Countless times over the years I've spoken to bankers who have paid claims because they mistakenly believed they were required in each instance to do so, when, in fact, the law may have been on the bank's side. Before any customer claim is paid, there should be a thorough analysis of the underlying facts and law. In some cases, the bank may elect to pay even where the bank has no liability, simply to promote good customer relations, avoid bad publicity, or to avoid the time and hassle spent on the dispute, particularly if the amount in question is fairly small. This is always an option, but the bank should attempt to discern, before it exercises the quick pay option, whether the customer's claim has a sound legal basis.

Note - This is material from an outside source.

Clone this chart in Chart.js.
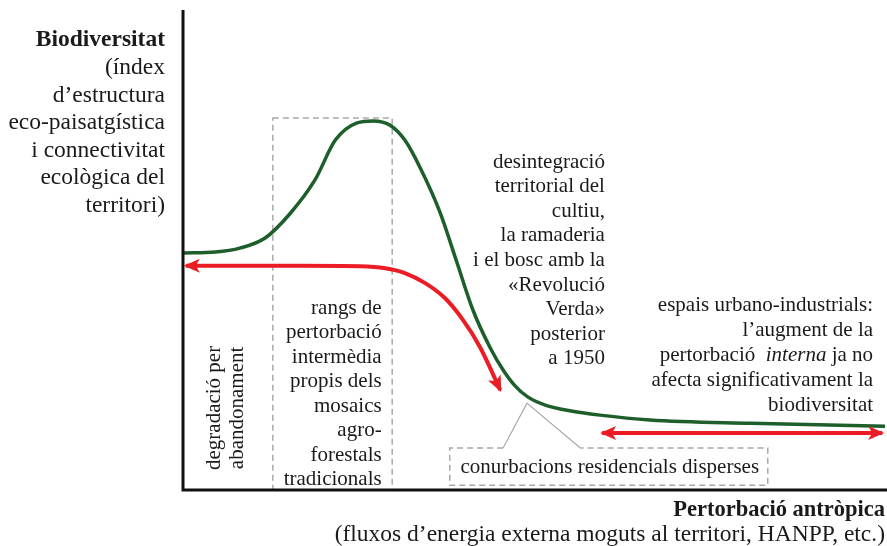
<!DOCTYPE html>
<html>
<head>
<meta charset="utf-8">
<script src="https://cdn.jsdelivr.net/npm/chart.js@4"></script>
<style>
  body { margin: 0; background: #fff; }
  canvas { display: block; }
</style>
</head>
<body>
<canvas id="grafic" width="887" height="546"></canvas>
<script>
// corba de biodiversitat (x = pertorbació, y = biodiversitat, unitats 0-100)
var corbaX = [0.1, 4.6, 8.1, 11.7, 15.2, 18.8, 21.7, 24.8, 27.1, 29.5, 31.6, 33.8, 36.6, 39.0, 41.3, 43.7, 45.6, 47.3, 49.1, 51.6, 55.1, 59.4, 66.5, 80.8, 100];
var corbaY = [49.4, 49.6, 50.4, 52.5, 57.5, 64.6, 72.9, 76.5, 76.9, 76.0, 72.9, 67.1, 57.9, 47.5, 37.5, 29.8, 25.0, 21.7, 19.4, 17.7, 16.5, 15.6, 14.6, 13.9, 13.3];

// fletxa vermella corba (abandonament <-> intensificació)
var fletxa1X = [0.4, 16.7, 25.2, 28.8, 31.6, 34.5, 37.3, 39.7, 42.3, 45.2];
var fletxa1Y = [46.7, 46.7, 46.6, 46.2, 45.2, 43.1, 40.0, 35.8, 29.8, 20.8];

// fletxa doble dels espais urbano-industrials
var fletxa2X = [59.7, 99.6];
var fletxa2Y = [11.9, 11.9];

// rectangles discontinus [x0, x1, y0, y1]
var rangsBox = [12.8, 29.8, 0, 77.5];
var conurbBox = [38.0, 83.3, 1.0, 8.75];
var conurbPunta = [45.6, 49.0, 56.6, 18.1]; // base esq, vèrtex x, base dreta, vèrtex y

var titolY = ['Biodiversitat', '(índex', 'd\u2019estructura', 'eco-paisatgística', 'i connectivitat', 'ecològica del', 'territori)'];
var titolX = ['Pertorbació antròpica', '(fluxos d\u2019energia externa moguts al territori, HANPP, etc.)'];
var textRangs = ['rangs de', 'pertorbació', 'intermèdia', 'propis dels', 'mosaics', 'agro-', 'forestals', 'tradicionals'];
var textDegradacio = ['degradació per', 'abandonament'];
var textDesintegracio = ['desintegració', 'territorial del', 'cultiu,', 'la ramaderia', 'i el bosc amb la', '«Revolució', 'Verda»', 'posterior', 'a 1950'];
var textUrba = ['espais urbano-industrials:', 'l\u2019augment de la', 'pertorbació  _interna_ ja no', 'afecta significativament la', 'biodiversitat'];
var textConurb = 'conurbacions residencials disperses';

function punts(xs, ys) {
    return xs.map(function (x, i) { return { x: x, y: ys[i] }; });
}

var VERD = '#1d5e2a';
var VERMELL = '#ec1c24';
var GRIS = '#a8a8a8';
var SERIF = '"Liberation Serif", "DejaVu Serif", serif';

function escriuLinia(ctx, linia, xDreta, y, mida, negreta) {
    var trossos = linia.split('_');
    var amples = trossos.map(function (t, i) {
        ctx.font = (i % 2 ? 'italic ' : '') + (negreta ? 'bold ' : '') + mida + 'px ' + SERIF;
        return ctx.measureText(t).width;
    });
    var total = amples.reduce(function (a, b) { return a + b; }, 0);
    var x = xDreta - total;
    trossos.forEach(function (t, i) {
        ctx.font = (i % 2 ? 'italic ' : '') + (negreta ? 'bold ' : '') + mida + 'px ' + SERIF;
        ctx.textAlign = 'left';
        ctx.fillText(t, x, y);
        x += amples[i];
    });
}

function escriuBloc(ctx, linies, xDreta, y0, interlineat, mida) {
    linies.forEach(function (l, i) {
        escriuLinia(ctx, l, xDreta, y0 + i * interlineat, mida, false);
    });
}

function puntaFletxa(ctx, x, y, dx, dy) {
    var a = Math.atan2(dy, dx);
    var llarg = 14, ample = 7;
    ctx.save();
    ctx.translate(x, y);
    ctx.rotate(a);
    ctx.beginPath();
    ctx.moveTo(2, 0);
    ctx.lineTo(-llarg, -ample);
    ctx.lineTo(-llarg + 4, 0);
    ctx.lineTo(-llarg, ample);
    ctx.closePath();
    ctx.fillStyle = VERMELL;
    ctx.fill();
    ctx.restore();
}

var decoracio = {
    id: 'decoracio',
    beforeDatasetsDraw: function (chart) {
        var ctx = chart.ctx, sx = chart.scales.x, sy = chart.scales.y;
        ctx.save();
        ctx.strokeStyle = GRIS;
        ctx.lineWidth = 1.5;
        ctx.setLineDash([6, 4]);
        // rang de pertorbació intermèdia
        ctx.strokeRect(sx.getPixelForValue(rangsBox[0]), sy.getPixelForValue(rangsBox[3]),
            sx.getPixelForValue(rangsBox[1]) - sx.getPixelForValue(rangsBox[0]),
            sy.getPixelForValue(rangsBox[2]) - sy.getPixelForValue(rangsBox[3]));
        // caixa conurbacions amb la punta cap a la corba
        var x0 = sx.getPixelForValue(conurbBox[0]), x1 = sx.getPixelForValue(conurbBox[1]);
        var yb = sy.getPixelForValue(conurbBox[2]), yt = sy.getPixelForValue(conurbBox[3]);
        ctx.beginPath();
        ctx.moveTo(sx.getPixelForValue(conurbPunta[0]), yt);
        ctx.lineTo(x0, yt);
        ctx.lineTo(x0, yb);
        ctx.lineTo(x1, yb);
        ctx.lineTo(x1, yt);
        ctx.lineTo(sx.getPixelForValue(conurbPunta[2]), yt);
        ctx.stroke();
        ctx.setLineDash([]);
        ctx.lineWidth = 1.2;
        ctx.beginPath();
        ctx.moveTo(sx.getPixelForValue(conurbPunta[0]), yt);
        ctx.lineTo(sx.getPixelForValue(conurbPunta[1]), sy.getPixelForValue(conurbPunta[3]));
        ctx.lineTo(sx.getPixelForValue(conurbPunta[2]), yt);
        ctx.stroke();
        ctx.restore();
    },
    afterDatasetsDraw: function (chart) {
        var ctx = chart.ctx, sx = chart.scales.x, sy = chart.scales.y, area = chart.chartArea;
        ctx.save();
        // eixos
        ctx.strokeStyle = '#111';
        ctx.lineWidth = 3;
        ctx.beginPath();
        ctx.moveTo(area.left, area.top);
        ctx.lineTo(area.left, area.bottom);
        ctx.lineTo(chart.width, area.bottom);
        ctx.stroke();

        // puntes de fletxa
        var p1 = chart.getDatasetMeta(1).data, p2 = chart.getDatasetMeta(2).data;
        var n = p1.length - 1;
        puntaFletxa(ctx, p1[0].x, p1[0].y, p1[0].x - p1[1].x, p1[0].y - p1[1].y);
        puntaFletxa(ctx, p1[n].x, p1[n].y, p1[n].x - p1[n - 1].x, p1[n].y - p1[n - 1].y);
        puntaFletxa(ctx, p2[0].x, p2[0].y, -1, 0);
        puntaFletxa(ctx, p2[1].x, p2[1].y, 1, 0);

        // textos
        ctx.fillStyle = '#1a1a1a';
        ctx.textBaseline = 'middle';
        escriuLinia(ctx, titolY[0], area.left - 18, 40, 23.5, true);
        escriuBloc(ctx, titolY.slice(1), area.left - 18, 68, 27.5, 23.5);
        escriuLinia(ctx, titolX[0], area.right, 510, 22.5, true);
        escriuLinia(ctx, titolX[1], area.right, 535, 23.5, false);

        escriuBloc(ctx, textRangs, sx.getPixelForValue(28.3), sy.getPixelForValue(37.9), 24.5, 21);
        escriuBloc(ctx, textDesintegracio, sx.getPixelForValue(60.1), sy.getPixelForValue(68.3), 24.6, 21);
        escriuBloc(ctx, textUrba, sx.getPixelForValue(98.3), sy.getPixelForValue(38.5), 25, 21);

        ctx.font = '21px ' + SERIF;
        ctx.textAlign = 'center';
        ctx.fillText(textConurb, sx.getPixelForValue(60.8), sy.getPixelForValue(4.6));

        ctx.translate(sx.getPixelForValue(6.0), sy.getPixelForValue(17.1));
        ctx.rotate(-Math.PI / 2);
        ctx.fillText(textDegradacio[0], 0, -11);
        ctx.fillText(textDegradacio[1], 0, 12);
        ctx.restore();
    }
};

var ctx = document.getElementById('grafic').getContext('2d');
var grafic = new Chart(ctx, {
    type: 'line',
    data: {
        datasets: [{
            label: 'Biodiversitat',
            data: punts(corbaX, corbaY),
            borderColor: VERD,
            borderWidth: 3.5,
            cubicInterpolationMode: 'monotone',
            pointRadius: 0
        }, {
            label: 'Abandonament / intensificació',
            data: punts(fletxa1X, fletxa1Y),
            borderColor: VERMELL,
            borderWidth: 4,
            cubicInterpolationMode: 'monotone',
            pointRadius: 0
        }, {
            label: 'Espais urbano-industrials',
            data: punts(fletxa2X, fletxa2Y),
            borderColor: VERMELL,
            borderWidth: 4,
            pointRadius: 0
        }]
    },
    options: {
        responsive: false,
        animation: false,
        layout: { padding: { left: 183, right: 2, top: 10, bottom: 56 } },
        plugins: { legend: { display: false }, tooltip: { enabled: false } },
        scales: {
            x: { type: 'linear', min: 0, max: 100, display: false },
            y: { type: 'linear', min: 0, max: 100, display: false }
        }
    },
    plugins: [decoracio]
});
</script>
</body>
</html>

Take the Stan and Tom stop payment scenario described above. The first thing the bank should do is pull the sections of the Uniform Commercial Code which relate to stop payment orders and examine its deposit agreement and state law to determine if there are any special provisions affecting stop payments that would come into play. Section 4-303 of the UCC gives any person authorized to draw on an account the right to stop payment on any item, but he must describe the item with reasonable certainty and the stop order must be received at a time and in a manner that affords the bank a reasonable opportunity to act on it before the bank takes action on the item. An oral stop payment order lapses after 14 calendar days unless confirmed in writing within that time. In total, the order is good for six months, unless renewed. [Note: Some institutions have, by contract, extended the effective period, but so far as I know those clauses have not been court-tested yet - Nor have the arrangements whereby the initial verbal stop order is considered validated unless the bank is notified.]

Did Stan describe the check with reasonable certainty in his stop order? Did the bank have a reasonable time to act on it before the check was paid? Was the stop order still in effect, or had it lapsed? Even if Stan did everything right and the bank should have refused to pay the check, the bank still shouldn't hurry to credit Stan's account for $6,000 because under ?4-303 the burden of establishing that a loss occurred and the proof of the amount of loss resulting from the payment of the check contrary to a stop payment is on the customer. It is likely that, at most, Stan would only be able to show that he suffered a loss equal to 1/5 the amount of the check, because 8 out of 10 of the ostriches were alive and healthy when they reached his doorstep.